Federal Checkpoint Warning

Transporting cannabis from New Mexico back into Texas is illegal under both state and federal law. Border Patrol operates interior checkpoints on I-10 (east of El Paso near Sierra Blanca), north of Las Cruces, and on other routes. These checkpoints have Title 21 (Controlled Substances Act) authority and use drug-detection dogs. A cannabis purchase that was legal in Sunland Park becomes a federal offense at the checkpoint and a state felony if you reach Texas. Do not transport cannabis across state lines.

Beto O’Rourke and Local Reform History

Before his U.S. Senate and presidential campaigns, Beto O’Rourke served on the El Paso City Council. In 2009, O’Rourke authored a resolution that the council passed 8–0 calling for a national debate on drug legalization — an extraordinary statement from an elected body in a border city. The resolution was vetoed by Mayor John Cook, and the council did not override the veto, but the moment marked El Paso as a city willing to challenge drug policy orthodoxy from within the establishment.

O’Rourke went on to co-author Dealing Death and Drugs: The Big Business of Dope in the U.S. and Mexico (2011), arguing that prohibition fueled cartel violence. His evolution from city council member to national politician kept El Paso’s perspective on drug policy in the national conversation.

Federal Presence: DEA and Border Patrol

El Paso has one of the heaviest federal law enforcement concentrations in the country. The DEA El Paso Intelligence Center (EPIC) is the primary national clearinghouse for drug intelligence, coordinating information across federal, state, and local agencies. Border Patrol maintains a massive presence throughout the region, with both border and interior enforcement operations.

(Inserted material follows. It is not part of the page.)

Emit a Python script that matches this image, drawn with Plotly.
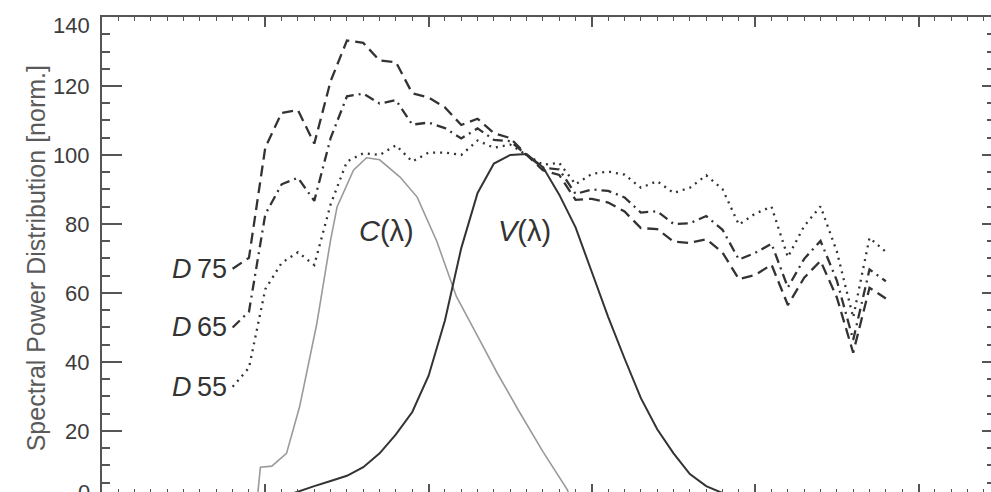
import plotly.graph_objects as go

# ---------------- data ----------------
WL = list(range(380, 781, 10))

D75 = [67.0, 70.2, 102.2, 112.2, 113.0, 103.3, 121.4, 133.2, 132.5, 127.4, 126.9,
       117.9, 116.7, 113.8, 108.7, 110.5, 106.3, 104.9, 100.0, 95.6, 94.2, 87.0,
       87.3, 86.2, 83.6, 78.8, 78.5, 74.9, 74.5, 75.6, 71.7, 64.0, 65.2, 68.2,
       56.5, 64.4, 69.3, 58.7, 42.7, 61.5, 58.4]
D65 = [50.0, 54.6, 82.8, 91.5, 93.4, 86.7, 104.9, 117.0, 117.8, 114.9, 115.9,
       108.8, 109.4, 107.8, 104.8, 107.7, 104.4, 104.0, 100.0, 96.3, 95.8, 88.7,
       90.0, 89.6, 87.7, 83.3, 83.7, 80.0, 80.2, 82.3, 78.3, 69.7, 71.6, 74.3,
       61.6, 69.9, 75.1, 63.6, 46.4, 66.8, 63.4]
D55 = [32.8, 38.3, 61.1, 68.7, 71.8, 68.1, 85.7, 98.1, 100.5, 100.0, 102.8,
       98.1, 100.7, 100.7, 100.0, 104.2, 102.1, 103.0, 100.0, 97.2, 97.7, 91.5,
       94.5, 95.2, 94.3, 90.5, 92.4, 89.0, 90.5, 94.1, 90.1, 79.8, 83.0, 85.0,
       70.4, 79.4, 85.1, 72.0, 52.9, 76.0, 71.9]
V = [0.0, 0.0, 0.2, 0.8, 2.5, 4.0, 5.5, 7.0, 9.5, 13.5, 19.0,
     25.5, 36.0, 52.0, 73.0, 89.0, 97.5, 100.0, 100.3, 96.5, 88.5, 79.0,
     66.0, 53.0, 41.0, 29.5, 20.5, 13.5, 7.5, 4.0, 2.0, 0.9, 0.4, 0.2,
     0.1, 0.0, 0.0, 0.0, 0.0, 0.0, 0.0]

C_WL = [390, 395, 397, 404, 413, 421, 431.5, 434, 440, 444, 454, 462, 470,
        482.5, 493, 505, 517, 530, 542, 555, 570, 585, 587, 600]
C = [0.0, 0.0, 9.5, 9.8, 13.5, 27.0, 51.0, 58.0, 75.4, 85.0, 95.6, 99.2, 98.6,
     93.6, 87.8, 75.0, 59.0, 47.5, 36.8, 26.0, 14.0, 2.9, 0.0, 0.0]

SERIES_LABELS = ["D75", "D65", "D55"]
Y_TICKS = [0, 20, 40, 60, 80, 100, 120, 140]
Y_TITLE = "Spectral Power Distribution [norm.]"

X_RANGE = [300, 844.4]
Y_RANGE = [2.3, 140]

INK = "#333333"
FONT = "Liberation Sans, Arial, Helvetica, sans-serif"

fig = go.Figure()

styles = [("11px,6px", D75), ("10px,5px,2px,5px", D65), ("2px,5px", D55)]
for name, (dash, vals) in zip(SERIES_LABELS, styles):
    fig.add_trace(go.Scatter(x=WL, y=vals, mode="lines", name=name,
                             line=dict(color=INK, width=2.3, dash=dash)))

fig.add_trace(go.Scatter(x=C_WL, y=C, mode="lines", name="C",
                         line=dict(color="#9a9a9a", width=1.6)))
fig.add_trace(go.Scatter(x=WL, y=V, mode="lines", name="V",
                         line=dict(color=INK, width=2.0)))
# invisible trace on the overlay axes so they render
fig.add_trace(go.Scatter(x=[X_RANGE[0]], y=[Y_RANGE[0]], xaxis="x2", yaxis="y2",
                         mode="markers", marker=dict(opacity=0), hoverinfo="skip"))

axis_col = "#555555"
minor_y = list(range(5, 140, 5))
fig.update_layout(
    width=991, height=492,
    margin=dict(l=102, r=0, t=17, b=0),
    paper_bgcolor="white", plot_bgcolor="white",
    showlegend=False,
    font=dict(family=FONT, color=INK),
    xaxis=dict(range=X_RANGE, showline=False, showgrid=False, zeroline=False,
               ticks="inside", tickmode="linear", tick0=300, dtick=100, ticklen=8,
               tickwidth=1.5, tickcolor=axis_col, showticklabels=False,
               minor=dict(ticks="inside", tickmode="linear", tick0=300, dtick=10,
                          ticklen=3, tickwidth=1.2, tickcolor=axis_col)),
    xaxis2=dict(range=X_RANGE, overlaying="x", anchor="y", side="top", showline=True,
                linecolor=axis_col, linewidth=2, showgrid=False, zeroline=False,
                ticks="inside", tickmode="linear", tick0=300, dtick=100, ticklen=10,
                tickwidth=1.5, tickcolor=axis_col, showticklabels=False,
                minor=dict(ticks="inside", tickmode="linear", tick0=300, dtick=10,
                           ticklen=4, tickwidth=1.2, tickcolor=axis_col)),
    yaxis=dict(range=Y_RANGE, showline=True, linecolor=axis_col, linewidth=2,
               showgrid=False, zeroline=False, ticks="inside", tickmode="array",
               tickvals=Y_TICKS[1:-1], ticktext=[str(t) for t in Y_TICKS[1:-1]],
               ticklen=20, tickwidth=2, tickcolor=axis_col,
               tickfont=dict(size=22, color="#3c3c3c", family=FONT),
               ticklabelstandoff=6,
               minor=dict(ticks="inside", tickmode="array", tickvals=minor_y,
                          ticklen=8, tickwidth=1.5, tickcolor=axis_col)),
    yaxis2=dict(range=Y_RANGE, overlaying="y", anchor="x", side="right", showline=False,
                showgrid=False, zeroline=False, ticks="inside", tickmode="array",
                tickvals=Y_TICKS, ticklen=9, tickwidth=2, tickcolor=axis_col,
                showticklabels=False,
                minor=dict(ticks="inside", tickmode="array", tickvals=minor_y,
                           ticklen=4, tickwidth=1.5, tickcolor=axis_col)),
)

# edge tick labels (nudged inward like the original)
def yfrac(v):
    return (v - Y_RANGE[0]) / (Y_RANGE[1] - Y_RANGE[0])

fig.add_annotation(x=0, xref="paper", y=yfrac(Y_TICKS[-1]), yref="paper",
                   text=str(Y_TICKS[-1]), showarrow=False, xanchor="right",
                   yanchor="middle", xshift=-10, yshift=-8,
                   font=dict(size=22, color="#3c3c3c", family=FONT))
fig.add_annotation(x=0, xref="paper", y=yfrac(Y_TICKS[0]), yref="paper",
                   text=str(Y_TICKS[0]), showarrow=False, xanchor="right",
                   yanchor="middle", xshift=-10, yshift=7,
                   font=dict(size=22, color="#3c3c3c", family=FONT))

# y title
fig.add_annotation(x=-0.0922, xref="paper", y=0.492, yref="paper", text=Y_TITLE,
                   textangle=-90, showarrow=False,
                   font=dict(size=25, color="#5a5a5a", family=FONT))

# curve labels
for name, vals in zip(SERIES_LABELS, [D75, D65, D55]):
    fig.add_annotation(x=WL[0], y=vals[0], text="<i>D</i>\u2009" + name[1:],
                       showarrow=False, xanchor="right", xshift=-4,
                       font=dict(size=27, color=INK, family=FONT))
fig.add_annotation(x=474, y=78, text="<i>C</i>(λ)", showarrow=False,
                   font=dict(size=29, color=INK, family=FONT))
fig.add_annotation(x=559, y=78, text="<i>V</i>(λ)", showarrow=False,
                   font=dict(size=29, color=INK, family=FONT))

fig.write_html("out.html", config={"displayModeBar": False},
               post_script="document.body.style.margin='0';document.body.style.overflow='hidden';")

Notably, Border Patrol marijuana seizures dropped approximately 75% between FY2024 and FY2025. The decline reflects multiple factors: reduced marijuana trafficking from Mexico as U.S. domestic production has grown, the shift of cartel operations toward fentanyl and methamphetamine, and the availability of legal cannabis in adjacent New Mexico reducing demand for smuggled product. The border that launched cannabis prohibition is seeing prohibition-era enforcement patterns fade.

The Historical Arc

El Paso’s cannabis story is the American cannabis story in miniature. The city that first banned cannabis in 1915, citing racialized fears of Mexican immigrants, now sits on a border where legal cannabis flows freely on the New Mexico side while Texas maintains prohibition. Federal checkpoints that once intercepted carloads of Mexican marijuana now see seizures plummet as the economics of prohibition collapse. And the city’s own council — the same body that passed the first ban — voted unanimously for cite-and-release more than a century later.

The prohibition that began in El Paso is ending everywhere around it. The question is how long Texas will remain the last holdout in its own border region.